OREGON STATE UNIVERSITY

Amazonian Forests

Objectives: 

Vertical structure and aboveground biomass of tropical forests from large-footprint LiDAR.

Summary: 

Carbon emissions from deforestation and forest degradation have been estimated to contribute 12–20% of total anthropogenic CO2 emissions, ranking as the second largest source of CO2 to the atmosphere, after fossil fuel burning. Global monitoring of forest biomass is therefore critical to understanding the global carbon balance, and to support international agreements on greenhouse gases and carbon markets.
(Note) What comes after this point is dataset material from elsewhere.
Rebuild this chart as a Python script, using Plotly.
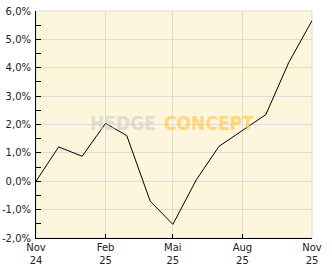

Currently, remote sensing approaches used for verifying carbon fluxes from forests rely heavily on passive optical systems (e.g. Landsat, MODIS), linking detected changes in forest area to average biomass values estimated from ground-based surveys. Although this method works well in temperate and boreal zones, where the average biomass is generally known through systematic forest inventories, it is subject to large errors in the tropics where biomass is poorly quantified. As a result, uncertainty in emissions from tropical forests is high for both annual values and trends, ranging from 25% to over 100%.
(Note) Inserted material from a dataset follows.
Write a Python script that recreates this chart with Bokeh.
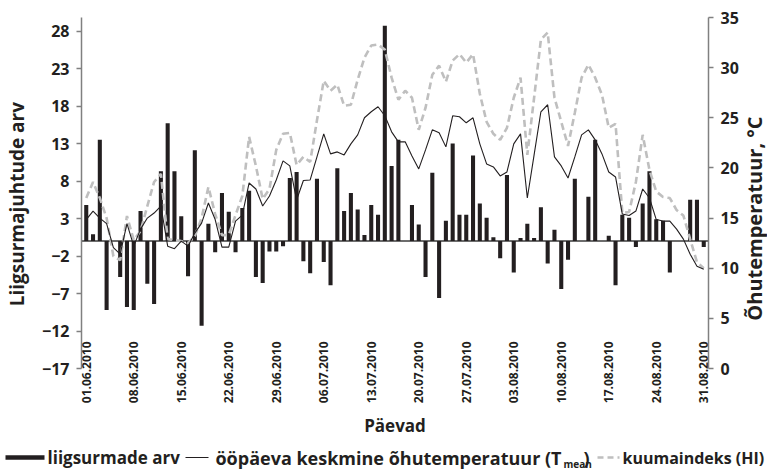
import math
import pandas as pd
from bokeh.plotting import figure
from bokeh.models import Range1d, LinearAxis, FixedTicker, Span
from bokeh.layouts import column, row
from bokeh.embed import file_html
from bokeh.resources import INLINE
from bokeh.core.properties import value

# ---------------- data ----------------
days = [d.strftime("%d.%m.%Y") for d in pd.date_range("2010-06-01", "2010-08-31", freq="D")]

excess_deaths = [
    4.8, 0.9, 13.5, -9.2, 0.0, -4.8, -8.8, -9.2, 4.0, -5.7,
    -8.4, 9.3, 15.7, 9.3, 3.3, -4.7, 12.1, -11.3, 2.3, -1.5,
    6.4, 3.9, -1.5, 4.4, 6.7, -4.8, -5.6, -1.4, -1.4, -0.7,
    8.4, 9.2, -2.7, -4.3, 8.3, -2.8, -5.9, 9.7, 4.0, 6.4,
    4.2, 0.8, 4.8, 3.5, 28.7, 10.0, 13.5, 0.0, 4.8, 2.2,
    -4.8, 9.1, -7.6, 2.7, 13.0, 3.5, 3.5, 11.4, 5.0, 3.1,
    0.5, -2.3, 8.8, -4.2, 0.4, 2.3, 0.4, 4.5, -3.0, 1.5,
    -6.4, -2.5, 8.3, 0.0, 5.9, 13.5, 0.0, 0.7, -5.9, 3.5,
    3.1, -0.8, 5.0, 9.3, 2.9, 2.7, -4.2, 0.0, 0.0, 5.5,
    5.5, -0.8,
]

t_mean = [
    14.85, 15.7, 15.0, 14.45, 12.05, 11.4, 14.45, 12.2, 13.9, 15.0,
    15.5, 16.2, 12.2, 11.95, 12.7, 12.2, 13.5, 14.5, 16.5, 14.85,
    12.1, 12.1, 14.7, 15.3, 18.5, 17.9, 16.2, 17.2, 18.8, 20.7,
    20.2, 16.8, 18.75, 18.8, 21.1, 23.4, 21.4, 21.6, 21.3, 22.4,
    23.3, 25.0, 25.6, 26.1, 25.2, 23.6, 22.6, 22.6, 21.2, 19.9,
    21.8, 23.8, 23.5, 22.1, 25.2, 25.1, 24.5, 25.0, 22.4, 20.4,
    20.1, 19.2, 19.6, 22.4, 23.4, 17.0, 21.3, 25.6, 26.3, 21.1,
    20.2, 19.0, 21.1, 23.3, 23.8, 22.8, 21.4, 19.6, 19.1, 15.4,
    15.25, 15.7, 17.9, 17.0, 14.85, 14.7, 14.7, 13.9, 12.9, 11.4,
    10.2, 9.9,
]

heat_index = [
    17.0, 18.6, 17.0, 15.0, 11.2, 10.8, 15.2, 12.8, 13.7, 16.2,
    18.6, 19.4, 12.9, 12.8, 12.7, 12.5, 13.2, 15.0, 18.1, 15.4,
    13.3, 13.3, 15.3, 17.2, 23.1, 20.2, 16.9, 17.9, 21.8, 23.4,
    23.5, 20.3, 21.1, 20.6, 24.75, 28.7, 27.7, 28.3, 26.2, 26.3,
    28.8, 31.0, 32.2, 32.3, 31.8, 29.0, 26.8, 27.7, 27.0, 23.8,
    26.0, 29.3, 30.2, 28.6, 30.7, 31.35, 30.5, 31.35, 27.4, 24.6,
    23.4, 22.8, 24.0, 27.0, 29.0, 21.3, 27.0, 32.8, 33.5, 27.0,
    24.6, 22.2, 25.5, 29.0, 30.3, 29.0, 27.3, 24.0, 24.4, 15.5,
    15.6, 18.6, 23.3, 19.8, 17.65, 17.1, 17.0, 15.8, 15.25, 12.9,
    10.6, 10.0,
]

left_ticks = [-17, -12, -7, -2, 3, 8, 13, 18, 23, 28]
right_ticks = [0, 5, 10, 15, 20, 25, 30, 35]
date_tick_idx = list(range(0, 92, 7))
date_tick_labels = [days[i] for i in date_tick_idx]

left_title = "Liigsurmajuhtude arv"
right_title = "Õhutemperatuur, °C"
x_title = "Päevad"
legend_labels = ["liigsurmade arv", "ööpäeva keskmine õhutemperatuur (T", "mean", ")", "kuumaindeks (HI)"]

# ---------------- styles ----------------
FONT = "Open Sans"
INK = "#231f20"
AXIS_GREY = "#808080"
HI_GREY = "#bfbfbf"
LT_W, MAIN_W, TF_W, MAIN_H = 34, 707, 26, 440

idx = list(range(len(days)))

def strip(w, h):
    f = figure(width=w, height=h, x_range=Range1d(0, w), y_range=Range1d(0, h),
               output_backend="svg", toolbar_location=None,
               x_axis_type=None, y_axis_type=None, min_border=0)
    f.outline_line_color = None
    f.xgrid.visible = False
    f.ygrid.visible = False
    return f

p = figure(width=MAIN_W, height=MAIN_H,
           x_range=Range1d(-0.7, 91.7), y_range=Range1d(-17, 29.8),
           output_backend="svg", toolbar_location=None,
           min_border_left=47, min_border_right=32,
           min_border_top=17, min_border_bottom=70)
p.extra_y_ranges = {"temp": Range1d(0, 35)}
p.outline_line_color = None
p.xgrid.visible = False
p.ygrid.visible = False

p.add_layout(Span(location=0, dimension="width", line_color="#3c3c3c", line_width=1.5, level="underlay"))

p.vbar(x=idx, top=excess_deaths, bottom=0, width=0.6, fill_color=INK, line_color=None)
p.line(idx, heat_index, y_range_name="temp", line_color=HI_GREY, line_width=2.6, line_dash="7 4")
p.line(idx, t_mean, y_range_name="temp", line_color=INK, line_width=1.1)

def style_axis(ax):
    ax.axis_line_color = AXIS_GREY
    ax.axis_line_width = 1.5
    ax.major_tick_line_color = AXIS_GREY
    ax.major_tick_line_width = 1.5
    ax.major_tick_out = 5
    ax.major_tick_in = 0
    ax.minor_tick_line_color = None
    ax.major_label_text_font = FONT
    ax.major_label_text_font_style = "bold"
    ax.major_label_text_font_size = "16px"
    ax.major_label_text_color = INK

ly = p.yaxis[0]
ly.ticker = FixedTicker(ticks=left_ticks)
style_axis(ly)
ly.major_label_standoff = 7

ry = LinearAxis(y_range_name="temp", ticker=FixedTicker(ticks=right_ticks))
style_axis(ry)
ry.major_label_standoff = 7
p.add_layout(ry, "right")

xa = p.xaxis[0]
xa.ticker = FixedTicker(ticks=date_tick_idx)
xa.major_label_overrides = {i: lab for i, lab in zip(date_tick_idx, date_tick_labels)}
xa.major_label_orientation = math.pi / 2
xa.axis_line_color = None
xa.major_tick_line_color = None
xa.minor_tick_line_color = None
xa.major_tick_out = 0
xa.major_label_standoff = -27
xa.major_label_text_font = FONT
xa.major_label_text_font_style = "bold"
xa.major_label_text_font_size = "12px"
xa.major_label_text_color = INK
xa.axis_label = x_title
xa.axis_label_text_font = FONT
xa.axis_label_text_font_style = "bold"
xa.axis_label_text_font_size = "17px"
xa.axis_label_text_color = INK
xa.axis_label_standoff = 8

title_style = dict(text_font=value(FONT), text_font_style="bold",
                   text_color=INK, text_align="center", text_baseline="middle")

# left title strip
lt = strip(LT_W, MAIN_H)
lt.text(x=[16.5], y=[206], text=[left_title], angle=math.pi / 2,
        text_font_size="19px", **title_style)

# right title strip
tf = strip(TF_W, MAIN_H)
tf.text(x=[12.5], y=[188], text=[right_title], angle=math.pi / 2,
        text_font_size="20px", **title_style)

# ---------------- legend strip ----------------
LG_W, LG_H = LT_W + MAIN_W + TF_W, 34
lg = strip(LG_W, LG_H)
ym = 17
lg.line([5, 44], [ym, ym], line_color=INK, line_width=4.5)
lg.line([185, 208], [ym, ym], line_color=INK, line_width=1.1)
lg.line([597, 619], [ym, ym], line_color=HI_GREY, line_width=2.6, line_dash="6 4")

common = dict(text_font=value(FONT), text_font_style="bold", text_color=INK, text_baseline="middle")
lg.text(x=[47], y=[ym], text=[legend_labels[0]], text_font_size="17px", text_align="left", **common)
lg.text(x=[561], y=[ym], text=[legend_labels[1]], text_font_size="18px", text_align="right", **common)
lg.text(x=[563], y=[ym - 6], text=[legend_labels[2]], text_font_size="10px", text_align="left", **common)
lg.text(x=[583], y=[ym], text=[legend_labels[3]], text_font_size="18px", text_align="left", **common)
lg.text(x=[622], y=[ym], text=[legend_labels[4]], text_font_size="16px", text_align="left", **common)

layout = column(row(lt, p, tf, spacing=0), lg, spacing=0)
open("out.html", "w").write(file_html(layout, INLINE))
3-D remote sensing approaches that explore the underlying relationship between forest structure and biomass have shown improved performance in biomass estimation accuracy relative to nonstructural approaches, and will be an important component of any carbon-monitoring program. In this study, we exploit the analysis of space-based LiDAR observations from ICESat/GLAS, and detailed in-situ measurements of 3-D structure and aboveground biomass collected at the Tapajos National Forest, Brazil, to mature methodological approaches relevant to future earth observing missions such as DESDynI-R and ICESat-2. More specifically, our objectives are to:

  1. Test and refine methods for vertical structure estimation from large-footprint spaceborne LiDAR;
  2. Determine the accuracy of LiDAR estimates of structure in relation to detailed field measurements of 3-D structure; and
  3. Develop and validate structure-based models for optimal prediction of aboveground biomass.

References:

Drake J.B., Dubayah, R.O., Clark, D.B., Knox, R.G., Blair, J.B., Hofton, M.A., Chazdon, R.L., Weishampel, J.F. and Prince, S.D., 2002, Estimation of tropical forest structural characteristics using large-footprint lidar. Remote Sensing of the Environment, 79, 305–319.
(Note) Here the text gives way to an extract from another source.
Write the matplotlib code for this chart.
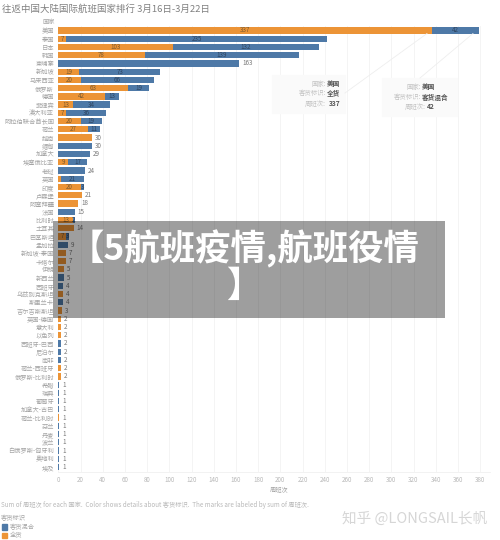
import matplotlib
matplotlib.use("Agg")
import matplotlib.pyplot as plt
from matplotlib.patches import Rectangle

plt.rcParams['font.family'] = ['Noto Sans CJK SC', 'DejaVu Sans']

countries = ["美国","泰国","日本","韩国","柬埔寨","新加坡","马来西亚","俄罗斯","德国","菲律宾","澳大利亚",
             "阿拉伯联合酋长国","荷兰","越南","缅甸","加拿大","埃塞俄比亚","老挝","英国","印度","卢森堡",
             "阿塞拜疆","法国","比利时","土耳其","巴基斯坦","孟加拉","新加坡-泰国","卡塔尔","伊朗","新西兰",
             "西班牙","乌兹别克斯坦","斯里兰卡","吉尔吉斯斯坦","英国-德国","意大利","以色列","西班牙-巴西",
             "尼泊尔","南非","荷兰-西班牙","俄罗斯-比利时","希腊","瑞典","葡萄牙","加拿大-古巴","荷兰-比利时",
             "芬兰","丹麦","波兰","白俄罗斯-匈牙利","奥地利","埃及"]
cargo_only = [337,7,103,78,0,19,20,63,42,13,7,20,27,30,0,0,9,0,2,20,21,18,0,13,14,7,0,7,7,5,0,0,4,0,3,
              2,2,2,0,0,0,2,2,0,0,0,0,1,0,0,0,0,0,0]
mixed = [42,235,132,139,163,73,66,19,13,34,36,19,11,0,30,29,17,24,21,3,0,0,15,2,0,3,9,0,0,0,5,4,0,4,0,
         0,0,0,2,2,2,0,0,1,1,1,1,0,1,1,1,1,1,1]
x_ticks = list(range(0, 400, 20))

ORANGE, BLUE = "#EC9436", "#4E79A7"
LABEL, TICK = "#a4a4a4", "#b8b8b8"

W, H = 500, 540
fig = plt.figure(figsize=(W/100, H/100), dpi=100, facecolor="white")
ax_l, ax_r, ax_t, ax_b = 58.3, 490, 26, 472
ax = fig.add_axes([ax_l/W, 1-ax_b/H, (ax_r-ax_l)/W, (ax_b-ax_t)/H])
ax.set_xlim(0, (ax_r-ax_l)/1.11)
ax.set_ylim((ax_b-30.5)/8.236, (ax_t-30.5)/8.236)

ys = list(range(len(countries)))
ax.barh(ys, cargo_only, height=0.76, color=ORANGE, zorder=2)
ax.barh(ys, mixed, left=cargo_only, height=0.76, color=BLUE, zorder=2)

for y, c, m in zip(ys, cargo_only, mixed):
    if c and m:
        if c >= 3 or m < 3:
            ax.text(c/2, y, str(c), ha="center", va="center", fontsize=4.5, color="#7a5a30", zorder=3)
        ax.text(c+m/2, y, str(m), ha="center", va="center", fontsize=4.5, color="#2f4560", zorder=3)
    else:
        ax.text(c+m+2.5, y, str(c+m), ha="left", va="center", fontsize=4.5, color="#777777", zorder=3)

ax.set_yticks(ys, countries)
ax.set_xticks(x_ticks)
ax.tick_params(axis="both", length=0, labelsize=4.5, labelcolor=TICK)
ax.tick_params(axis="y", labelcolor=LABEL, pad=3)
ax.tick_params(axis="x", pad=3)
ax.grid(axis="x", color="#f3f3f3", lw=0.6, zorder=0)
ax.set_axisbelow(True)
for s in ["top", "right", "left"]:
    ax.spines[s].set_visible(False)
ax.spines["bottom"].set_color("#f0f0f0")
ax.spines["bottom"].set_linewidth(0.6)

# overlay in pixel coordinates
ov = fig.add_axes([0, 0, 1, 1], facecolor="none")
ov.set_xlim(0, W); ov.set_ylim(H, 0); ov.axis("off")

ov.text(2, 9, "往返中国大陆国际航班国家排行 3月16日-3月22日", fontsize=6.8, color="#808080", va="center")
ov.text(55, 21.5, "国家", fontsize=4.5, color=LABEL, va="center", ha="right")
ov.text(279, 490, "周班次", fontsize=4.5, color=LABEL, va="center", ha="center")
ov.text(1, 505, "Sum of 周班次 for each 国家.  Color shows details about 客货标识.  The marks are labeled by sum of 周班次.",
        fontsize=4.5, color=TICK, va="center")
ov.text(1, 518, "客货标识", fontsize=4.5, color=LABEL, va="center")
for yy, col, name in [(527, BLUE, "客货混合"), (535.5, ORANGE, "全货")]:
    ov.add_patch(Rectangle((1.5, yy-2.7), 5.5, 5.5, color=col))
    ov.text(10, yy, name, fontsize=4.5, color=LABEL, va="center")

# tooltips
ov.add_patch(Rectangle((272, 75), 73, 38, color="#fafafa", zorder=1))
ov.add_patch(Rectangle((382, 78), 75, 38, color="#fafafa", zorder=1))
ov.plot([345, 427], [93, 33.5], color="#eeeeee", lw=0.6, zorder=1)
ov.plot([420, 473], [78, 33.5], color="#eeeeee", lw=0.6, zorder=1)
for yy, lab, val in [(83.5, "国家:", "美国"), (93.5, "客货标识:", "全货"), (103.5, "周班次:", "337")]:
    ov.text(326, yy, lab, fontsize=4.6, color="#c2c2c2", ha="right", va="center", zorder=2)
    ov.text(340, yy, val, fontsize=4.8, color="#555555", ha="right", va="center", weight="bold", zorder=2)
for yy, lab, val, xm in [(87, "国家:", "美国", 421), (97, "客货标识:", "客货混合", 421), (106.5, "周班次:", "42", 426)]:
    ov.text(xm, yy, lab, fontsize=4.6, color="#c2c2c2", ha="right", va="center", zorder=2)
    ov.text(xm+1, yy, val, fontsize=4.8, color="#555555", ha="left", va="center", weight="bold", zorder=2)

# watermark and banner
ov.text(415, 519, "知乎 @LONGSAIL长帆", fontsize=10.5, color="#d6d6d6", ha="center", va="center", zorder=4)
ov.add_patch(Rectangle((53, 221), 392, 97, facecolor="black", alpha=0.38, lw=0, zorder=5))
ov.text(244, 249, "【5航班疫情,航班役情", fontsize=25.5, color="white", weight="bold", ha="center", va="center", zorder=6)
ov.text(244, 286, "】", fontsize=25.5, color="white", weight="bold", ha="center", va="center", zorder=6)

fig.savefig("out.png", dpi=100)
Harding, D.J. and Carabajal, C.C., 2005, ICESat waveform measurements of within footprint topographic relief and vegetation vertical structure. Geophysical Research Letters, 32, L21S10.

Nelson, R., Ranson, K.J., Sun, G., Kimes, D., Kharuk, V. and Montesano, P., 2009, Siberian timber volume maps derived from MODIS and ICESat/GLAS data. Remote Sensing of Environment, 113, 691–701.

Sun, G., Ranson, K.J., Kimes, D.S., Blair, J.B. and Kovacs, K., 2008, Forest vertical structure from GLAS: An evaluation using LVIS and SRTM data. Remote Sensing of Environment, 112, 107–117.

Treuhaft, R.N., Chapman, B.D., Santos, J.R. et al., 2009, Vegetation profiles in tropical forests from multibaseline interferometric synthetic aperture radar, field, and lidar measurements. Journal of Geophysical Research, 114, D23110.

Treuhaft, R.N., Goncalves, F.G., Drake, J.B. et al., 2010, Biomass estimation in a tropical wet forest using Fourier transforms of profiles from lidar or interferometric SAR. Geophysical Research Letters, 37, L23403.